Kalin's recent monkey study5 shows how a lesioned amygdala can damage that potentially life-saving evaluative function. "We found that when we selectively lesioned the amygdala in 3-year-old animals, the animals' acute fear responses were blunted," he says.
Amaral has found that lesioned adult monkeys abandon their normal caution and tendency to withdraw when confronted with a strange monkey. Instead, they approached the animal and showed "greater frequency and duration of positive social behavior," such as grooming and cooing, than did nonlesioned monkeys.
So striking were these findings, says Bachevalier, that she examined literature on human emotional problems. "When I was starting to read about autism, the behavioral syndrome looked quite similar," she says. "Maybe the amygdala is important in the social deficits we see in this population of humans." She was following up on this hypothesis when Tropical Storm Allison, which hit the Houston area in early June, drowned her study animals.
But Amaral questions whether amygdala lesions in neonatal animals can be used as an autism model. Based on Bachevalier's findings, Amaral lesioned infant monkeys to explore the possible connection,7 and placed them in a cage with an intact monkey. "We expected to see these neonatal monkeys not responding in a social way, like Jocelyne suggested.... We found that the animals did not engage in social interactions, but they are very vigilant and very attentive to the other monkey in the cage. If this was going to be a model of autism, they should show no interest in the other animal. You can get lack of social behavior in a variety of ways. If you're phobic, it's not that you can't read social signals; it's just that you're frightened. That's what our monkeys look like. They're frightened," he says. But Amaral doesn't dismiss the possibility that some amygdala dysfunction could play a role in autism. He is currently using magnetic resonance imaging to examine amygdala function in autistic children and adults.

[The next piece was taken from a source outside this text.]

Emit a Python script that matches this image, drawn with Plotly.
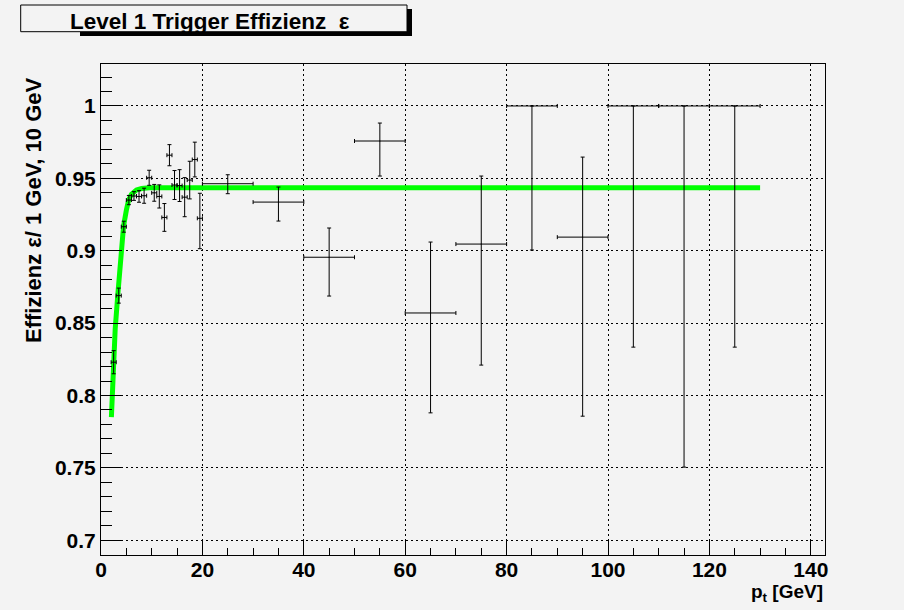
import plotly.graph_objects as go

# ---------------- data ----------------
pt_fine = [2.5, 3.5, 4.5, 5.5, 6.5, 7.5, 8.5, 9.5, 10.5, 11.5, 12.5, 13.5,
           14.5, 15.5, 16.5, 17.5, 18.5, 19.5]
eff_fine = [0.823, 0.869, 0.9166, 0.935, 0.9378, 0.9375, 0.938, 0.9504, 0.940,
            0.9375, 0.923, 0.966, 0.9454, 0.945, 0.937, 0.9488, 0.963, 0.9224]
err_fine_up = [0.008, 0.0052, 0.0038, 0.0032, 0.003, 0.004, 0.0052, 0.0052, 0.0058,
               0.008, 0.0096, 0.0073, 0.010, 0.011, 0.0135, 0.013, 0.012, 0.0173]
err_fine_dn = [0.008, 0.0052, 0.0038, 0.0032, 0.003, 0.004, 0.0052, 0.0052, 0.0058,
               0.008, 0.0096, 0.0073, 0.010, 0.011, 0.0135, 0.013, 0.012, 0.021]
ex_fine = [0.5] * len(pt_fine)

pt_coarse = [25, 35, 45, 55, 65, 75, 85, 95, 105, 115, 125]
eff_coarse = [0.9463, 0.9336, 0.8955, 0.9758, 0.857, 0.9046, 1.0, 0.9094, 1.0, 1.0, 1.0]
err_coarse_up = [0.0062, 0.0104, 0.0202, 0.0124, 0.049, 0.047, 0.0, 0.0553, 0.0, 0.0, 0.0]
err_coarse_dn = [0.0069, 0.0131, 0.0268, 0.0242, 0.069, 0.0836, 0.0995, 0.1237, 0.1666, 0.2495, 0.1666]
ex_coarse = [5] * len(pt_coarse)

fit_x = [2.05, 2.45, 2.8, 3.3, 3.8, 4.0, 4.45, 5.0, 5.45, 6.0, 7.0, 8.0, 9.5, 130]
fit_y = [0.785, 0.823, 0.846, 0.869, 0.891, 0.899, 0.917, 0.928, 0.935, 0.939,
         0.942, 0.943, 0.9435, 0.9435]

x_ticks = [0, 20, 40, 60, 80, 100, 120, 140]
y_ticks = [0.7, 0.75, 0.8, 0.85, 0.9, 0.95, 1.0]
y_tick_text = ["0.7", "0.75", "0.8", "0.85", "0.9", "0.95", "1"]

# ---------------- geometry ----------------
W, H = 904, 610
L, R, T, B = 101, 825, 64, 555
BG = "#f3f3f3"
FONT = "Liberation Sans, Arial, sans-serif"


def px2x(p):
    return (p - L) / (R - L)


def px2y(p):
    return (B - p) / (B - T)


fig = go.Figure()

fig.add_trace(go.Scatter(
    x=fit_x, y=fit_y, mode="lines", line=dict(color="#00ff00", width=5),
    hoverinfo="skip", showlegend=False))

err_style = dict(type="data", symmetric=False, color="black", thickness=1, width=2)

fig.add_trace(go.Scatter(
    x=pt_fine, y=eff_fine, mode="markers",
    marker=dict(size=1, color="black"),
    error_y=dict(array=err_fine_up, arrayminus=err_fine_dn, **err_style),
    error_x=dict(array=ex_fine, arrayminus=ex_fine, **err_style),
    showlegend=False))

fig.add_trace(go.Scatter(
    x=pt_coarse, y=eff_coarse, mode="markers",
    marker=dict(size=1, color="black"),
    error_y=dict(array=err_coarse_up, arrayminus=err_coarse_dn, **err_style),
    error_x=dict(array=ex_coarse, arrayminus=ex_coarse, **err_style),
    showlegend=False))

fig.update_xaxes(
    range=[0, 142.8], tickmode="array", tickvals=x_ticks,
    ticks="inside", ticklen=14, tickcolor="black", tickwidth=1,
    showline=True, linecolor="black", linewidth=1, mirror=True,
    showgrid=True, gridcolor="black", gridwidth=1, griddash="2px,3px",
    zeroline=False, ticklabelstandoff=-4,
    tickfont=dict(family=FONT, size=21, color="black", weight="bold"),
    minor=dict(ticks="inside", ticklen=7, dtick=5, tick0=0, tickcolor="black",
               showgrid=False),
)
fig.update_yaxes(
    range=[0.6898, 1.029], tickmode="array", tickvals=y_ticks, ticktext=y_tick_text,
    ticks="inside", ticklen=21, tickcolor="black", tickwidth=1,
    showline=True, linecolor="black", linewidth=1, mirror=True,
    showgrid=True, gridcolor="black", gridwidth=1, griddash="2px,3px",
    zeroline=False,
    tickfont=dict(family=FONT, size=21, color="black", weight="bold"),
    minor=dict(ticks="inside", ticklen=11, dtick=0.01, tick0=0.7, tickcolor="black",
               showgrid=False),
)

shapes = [
    # title box shadow
    dict(type="rect", xref="paper", yref="paper",
         x0=px2x(407), x1=px2x(412), y0=px2y(36), y1=px2y(9),
         fillcolor="black", line=dict(width=0)),
    dict(type="rect", xref="paper", yref="paper",
         x0=px2x(80), x1=px2x(412), y0=px2y(36), y1=px2y(31.7),
         fillcolor="black", line=dict(width=0)),
    # title box
    dict(type="rect", xref="paper", yref="paper",
         x0=px2x(20.7), x1=px2x(407), y0=px2y(31.7), y1=px2y(5),
         fillcolor=BG, line=dict(color="black", width=1)),
]

annotations = [
    dict(text="Level 1 Trigger Effizienz\u00a0 ε", xref="paper", yref="paper",
         x=px2x(210), y=px2y(21.5), xanchor="center", yanchor="middle",
         showarrow=False, font=dict(family=FONT, size=22.5, color="black", weight="bold")),
    dict(text="Effizienz ε/ 1 GeV, 10 GeV", xref="paper", yref="paper",
         x=px2x(33), y=px2y(75), xanchor="center", yanchor="top", textangle=-90,
         showarrow=False, font=dict(family=FONT, size=22, color="black", weight="bold")),
    dict(text="p<sub>t</sub> [GeV]", xref="paper", yref="paper",
         x=1.0, y=px2y(579), xanchor="right", yanchor="top",
         showarrow=False, font=dict(family=FONT, size=19, color="black", weight="bold")),
]

fig.update_layout(
    width=W, height=H, autosize=False,
    margin=dict(l=L, r=W - R, t=T, b=H - B, pad=0),
    paper_bgcolor=BG, plot_bgcolor=BG,
    shapes=shapes, annotations=annotations,
    showlegend=False,
)

fig.write_html("out.html")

The overactive amygdala could be a sign of excitotoxicity, a lethal kind of overactivity that kills cells. That, Drevets suggests, might be why a shrunken amygdala is seen in depressed patients. And, he says, some anti-depressive drugs, like lithium, increase biochemical production; these protect neurons from the ravages of overexcitation, thus giving researchers a good reason to continue developing anti-depressants.
While the amygdala is involved in current emotional responses, it is also heavily involved in emotional memory, notes psychology professor Larry Cahill, University of California, Irvine. It gives a "critical boost for long-term memory of emotional events," he says, also noting that men's and women's amygdalas respond differently to emotional situations.
The brain images of women and men were recorded while they were shown emotionally upsetting films, such as plane crashes or killer whales dismembering and eating baby seals. Men showed an increase in glucose metabolism on the amygdala's right side; women showed the increase on the structure's left side. The findings, notes Cahill, don't explain the difference, but they force researchers to explore the basis for it.9 "To my mind, it's saying we have to stop ignoring these kinds of variables [sex differences] when we try to figure out how the brain stores memory for emotional events. Though we only reported the amygdala, in the whole brain we found very different patterns," he says. "We have to now actively incorporate the influence of gender into our theorizing about how the brain stores memories for emotional events, because men and women on average, are probably not doing it in the same way."